The deal clears the way for parliament’s lower house to pass the budget, spelling relief for the bond market, which has been rattled by a recent surge in yields of Japanese government bonds (JGB).
“We had sincere policy discussions across party lines and I think that was very meaningful,” Ishiba told reporters after the three parties reached agreement.
The opposition Japan Innovation Party (JIP) agreed to join his coalition to support the revised budget for the next fiscal year after acceptance of its key demands, such as higher household subsidies to ensure free education.
Such a revision would be the first time since 1996 that the government has been forced to change its initial budget allocation, highlighting the diminished political influence of Ishiba’s Liberal Democratic Party and its partner Komeito after October elections cost them their parliamentary majority.
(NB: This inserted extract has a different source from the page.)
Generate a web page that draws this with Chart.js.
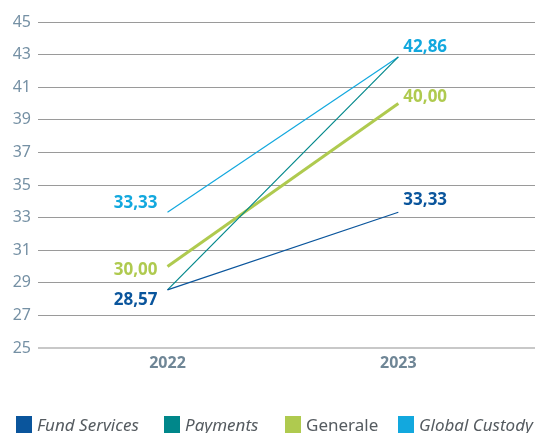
<!DOCTYPE html>
<html>
<head>
<meta charset="utf-8">
<script src="https://cdn.jsdelivr.net/npm/chart.js@4/dist/chart.umd.min.js"></script>
<style>
  html, body { margin: 0; padding: 0; background: #fff; }
  #wrap { width: 535px; height: 433px; position: relative; }
</style>
</head>
<body>
<div id="wrap"><canvas id="chart"></canvas></div>
<script>
// data
const years = [2022, 2023];
const yTicks = [25, 27, 29, 31, 33, 35, 37, 39, 41, 43, 45];
const fundServices = [28.57, 33.33];
const payments = [28.57, 42.86];
const generale = [30.00, 40.00];
const globalCustody = [33.33, 42.86];

const FONT = "'Noto Sans', sans-serif";
const fmt = v => v.toFixed(2).replace(".", ",");

function pts(values) {
  return values.map((v, i) => ({ x: years[i], y: v }));
}

// labels next to the points (drawn on canvas)
const valueLabels = {
  id: "valueLabels",
  afterDatasetsDraw(chart) {
    const ctx = chart.ctx;
    ctx.save();
    ctx.font = "bold 17px " + FONT;
    ctx.textBaseline = "middle";
    chart.data.datasets.forEach((ds, di) => {
      const meta = chart.getDatasetMeta(di);
      meta.data.forEach((pt, i) => {
        const off = ds.labelOffsets[i];
        if (off === null) return;
        ctx.fillStyle = ds.borderColor;
        if (i === 0) {
          ctx.textAlign = "right";
          ctx.fillText(fmt(ds.data[i].y), pt.x - 10, pt.y + off);
        } else {
          ctx.textAlign = "left";
          ctx.fillText(fmt(ds.data[i].y), pt.x + 5, pt.y + off);
        }
      });
    });
    ctx.restore();
  }
};

// legend at the bottom, some entries in italic
const bottomLegend = {
  id: "bottomLegend",
  afterDraw(chart) {
    const ctx = chart.ctx;
    const xs = [16, 164, 285, 398];
    ctx.save();
    ctx.textBaseline = "alphabetic";
    ctx.textAlign = "left";
    chart.data.datasets.forEach((ds, i) => {
      ctx.fillStyle = ds.borderColor;
      ctx.fillRect(xs[i], 416, 16, 17);
      ctx.fillStyle = "#555b60";
      ctx.font = (ds.italic ? "italic " : "") + "17px " + FONT;
      ctx.fillText(ds.label, xs[i] + 21, 431);
    });
    ctx.restore();
  }
};

new Chart(document.getElementById("chart"), {
  type: "line",
  data: {
    datasets: [
      { label: "Fund Services", data: pts(fundServices), borderColor: "#0a559c", borderWidth: 1.2, italic: true, labelOffsets: [10, -12] },
      { label: "Payments", data: pts(payments), borderColor: "#00878a", borderWidth: 1.2, italic: true, labelOffsets: [null, null] },
      { label: "Generale", data: pts(generale), borderColor: "#afca4f", borderWidth: 3, italic: false, labelOffsets: [4, -6] },
      { label: "Global Custody", data: pts(globalCustody), borderColor: "#12a8de", borderWidth: 1.2, italic: true, labelOffsets: [-9, -10] }
    ]
  },
  options: {
    responsive: true,
    maintainAspectRatio: false,
    animation: false,
    layout: { padding: { top: 22, right: 0, left: 0, bottom: 0 } },
    elements: { point: { radius: 0 }, line: { tension: 0, borderCapStyle: "butt" } },
    plugins: { legend: { display: false }, tooltip: { enabled: false } },
    scales: {
      x: {
        type: "linear",
        min: 2021.439,
        max: 2023.592,
        afterBuildTicks: s => { s.ticks = years.map(v => ({ value: v })); },
        afterFit: s => { s.height = 85; },
        grid: { display: false },
        border: { display: false },
        ticks: {
          color: "#6f8696",
          font: { family: FONT, size: 16, weight: "bold" },
          padding: -2,
          callback: v => String(v)
        }
      },
      y: {
        min: 25,
        max: 45,
        afterBuildTicks: s => { s.ticks = yTicks.map(v => ({ value: v })); },
        afterFit: s => { s.width = 38; },
        border: { display: false },
        grid: {
          drawTicks: false,
          color: c => c.tick && c.tick.value === 25 ? "#c8c8c8" : "#9a9a9a",
          lineWidth: c => c.tick && c.tick.value === 25 ? 2 : 1
        },
        ticks: {
          color: "#7590a4",
          font: { family: FONT, size: 16 },
          padding: 7
        }
      }
    }
  },
  plugins: [valueLabels, bottomLegend]
});
</script>
</body>
</html>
Last December, the government compiled a record budget of 115.5 trillion yen ($772.11 billion) for the next fiscal year, while limiting new bond issuance to the lowest in 17 years on the back of record tax revenue.
The scale of Tuesday’s revision will probably be small enough to avoid a major change to the planned new bond issuance of 28.6 trillion yen ($191.19 billion).
The revision for the education subsidies would cost slightly more than 100 billion yen ($668 million) in the next fiscal year, a senior Liberal Democratic Party official told a press briefing.
The coalition has also been in talks with another opposition party, the Democratic Party for the People, which is demanding that the threshold for tax-free income be lifted.
Pressure for fiscal expansion will grow in the run-up to an upper house election in July, as the ruling coalition is likely to come up with fresh spending plans to attract voters, analysts say.
At more than twice the size of its economy, Japan’s public debt is by far the worst in the industrialised world.